Select Use this template. You'll see a pipeline created.

Pipeline introduction and configuration

In the new pipeline, most settings are configured automatically with default values. Review the configurations of your pipeline and make any necessary changes.

In the Validation activity Availability flag, verify that the source Dataset value is set to SourceAvailabilityDataset that you created earlier.
In the Copy data activity file-to-blob, check the Source and Sink tabs. Change settings if necessary.
- Source tab
- Sink tab
In the Notebook activity Transformation, review and update the paths and settings as needed.

Databricks linked service should be pre-populated with the value from a previous step, as shown:

To check the Notebook settings:
1. Select the Settings tab. For Notebook path, verify that the default path is correct.
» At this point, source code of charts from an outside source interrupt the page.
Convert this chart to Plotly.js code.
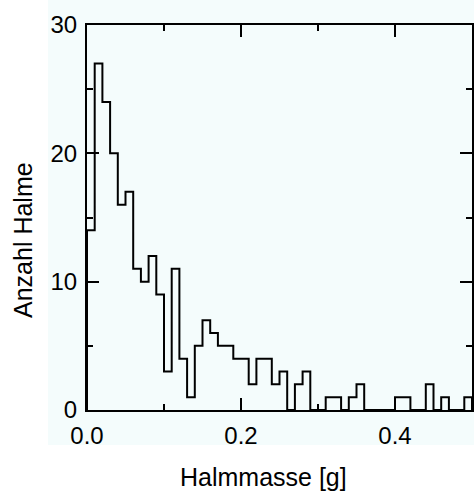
<!DOCTYPE html>
<html>
<head>
<meta charset="utf-8">
<script src="https://cdn.plot.ly/plotly-3.0.1.min.js"></script>
<style>html,body{margin:0;padding:0;background:#fff;}#chart{width:474px;height:491px;}</style>
</head>
<body>
<div id="chart"></div>
<script>
// Histogram of Halmmasse [g], bin width 0.01 g, from 0 to 0.5
const binStart = 0.0;
const binWidth = 0.01;
const counts = [14, 27, 24, 20, 16, 17, 11, 10, 12, 9,
                3, 11, 4, 1, 5, 7, 6, 5, 5, 4,
                4, 2, 4, 4, 2, 3, 0, 2, 3, 0,
                0, 1, 1, 0, 1, 2, 0, 0, 0, 0,
                1, 1, 0, 0, 2, 0, 1, 0, 0, 1];
const xTickVals = [0, 0.2, 0.4];
const xTickText = ["0.0", "0.2", "0.4"];
const yTickVals = [0, 10, 20, 30];
const yTickText = ["0", "10", "20", "30"];
const xTitle = "Halmmasse [g]";
const yTitle = "Anzahl Halme";

// build step outline from bin edges and counts
const xs = [binStart], ys = [0];
counts.forEach((c, i) => { xs.push(binStart + i * binWidth); ys.push(c); });
const lastEdge = binStart + counts.length * binWidth;
xs.push(lastEdge); ys.push(counts[counts.length - 1]);
xs.push(lastEdge); ys.push(0);

const font = "Liberation Sans, Arial, Helvetica, sans-serif";
const bg = "#f4fcfc";

const trace = {
  x: xs, y: ys, type: "scatter", mode: "lines",
  line: {shape: "hv", color: "#000", width: 2},
  hoverinfo: "skip", showlegend: false, cliponaxis: false
};

const axisCommon = {
  showline: true, linecolor: "#000", linewidth: 2, mirror: "allticks",
  ticks: "inside", ticklen: 12, tickwidth: 2, tickcolor: "#000",
  showgrid: false, zeroline: false,
  tickfont: {family: font, size: 24, color: "#000"}
};

const layout = {
  width: 474, height: 491,
  margin: {l: 87, r: 2, t: 25, b: 81},
  paper_bgcolor: "#ffffff", plot_bgcolor: bg,
  xaxis: Object.assign({}, axisCommon, {
    range: [0, 0.5], tickmode: "array", tickvals: xTickVals, ticktext: xTickText,
    minor: {dtick: 0.1, tick0: 0, ticks: "inside", ticklen: 6, tickwidth: 2, tickcolor: "#000"},
    ticklabelstandoff: 3
  }),
  yaxis: Object.assign({}, axisCommon, {
    range: [0, 30], tickmode: "array", tickvals: yTickVals, ticktext: yTickText,
    minor: {dtick: 5, tick0: 0, ticks: "inside", ticklen: 6, tickwidth: 2, tickcolor: "#000"},
    ticklabelstandoff: 3
  }),
  annotations: [
    {text: xTitle, xref: "paper", yref: "paper", x: 0.4584, y: -0.1753,
     xanchor: "center", yanchor: "middle", showarrow: false,
     font: {family: font, size: 25, color: "#000"}},
    {text: yTitle, xref: "paper", yref: "paper", x: -0.1662, y: 0.4416,
     xanchor: "center", yanchor: "middle", showarrow: false, textangle: -90,
     font: {family: font, size: 25, color: "#000"}}
  ],
  shapes: [{
    type: "rect", xref: "paper", yref: "paper", layer: "below",
    x0: -0.1013, x1: 1.01, y0: -0.0909, y1: 1.07,
    fillcolor: bg, line: {width: 0}
  }]
};

Plotly.newPlot("chart", [trace], layout, {displayModeBar: false, staticPlot: true});
</script>
</body>
</html>
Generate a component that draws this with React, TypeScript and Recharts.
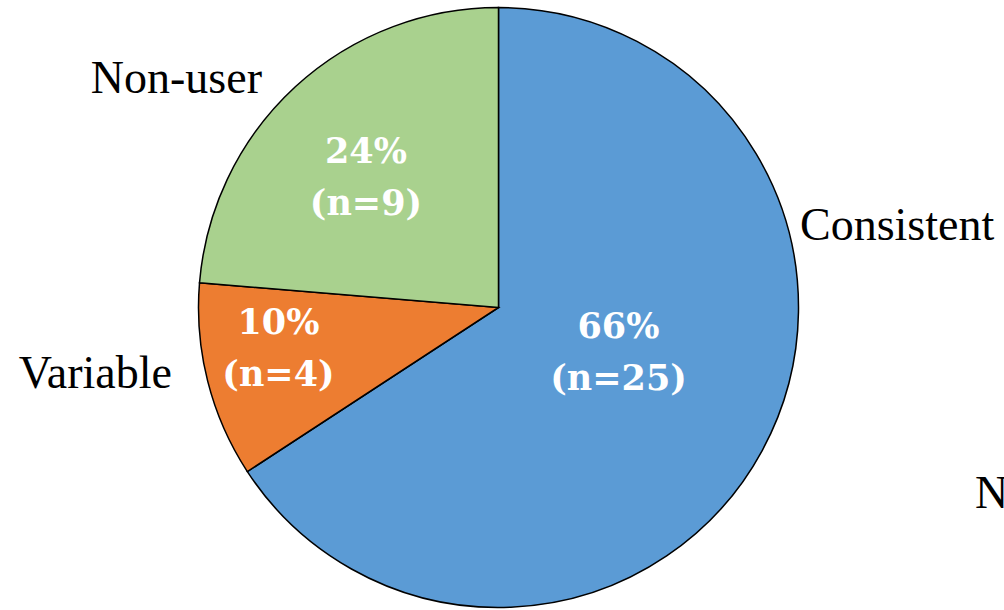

You might need to browse and choose the correct notebook path.
2. Expand the Base Parameters selector and verify that the parameters match what is shown in the following screenshot. These parameters are passed to the Databricks notebook from Data Factory.
Verify that the Pipeline Parameters match what is shown in the following screenshot:
Connect to your datasets.

Note

In below datasets, the file path has been automatically specified in the template. If any changes required, make sure that you specify the path for both container and directory in case any connection error.
- SourceAvailabilityDataset - to check that the source data is available.
- SourceFilesDataset - to access the source data.
- DestinationFilesDataset - to copy the data into the sink destination location. Use the following values:
  - Linked service - sinkBlob_LS, created in a previous step.
  - File path - sinkdata/staged_sink.
Select Debug to run the pipeline. You can find the link to Databricks logs for more detailed Spark logs.

You can also verify the data file by using Azure Storage Explorer.

Note

For correlating with Data Factory pipeline runs, this example appends the pipeline run ID from the data factory to the output folder. This helps keep track of files generated by each run.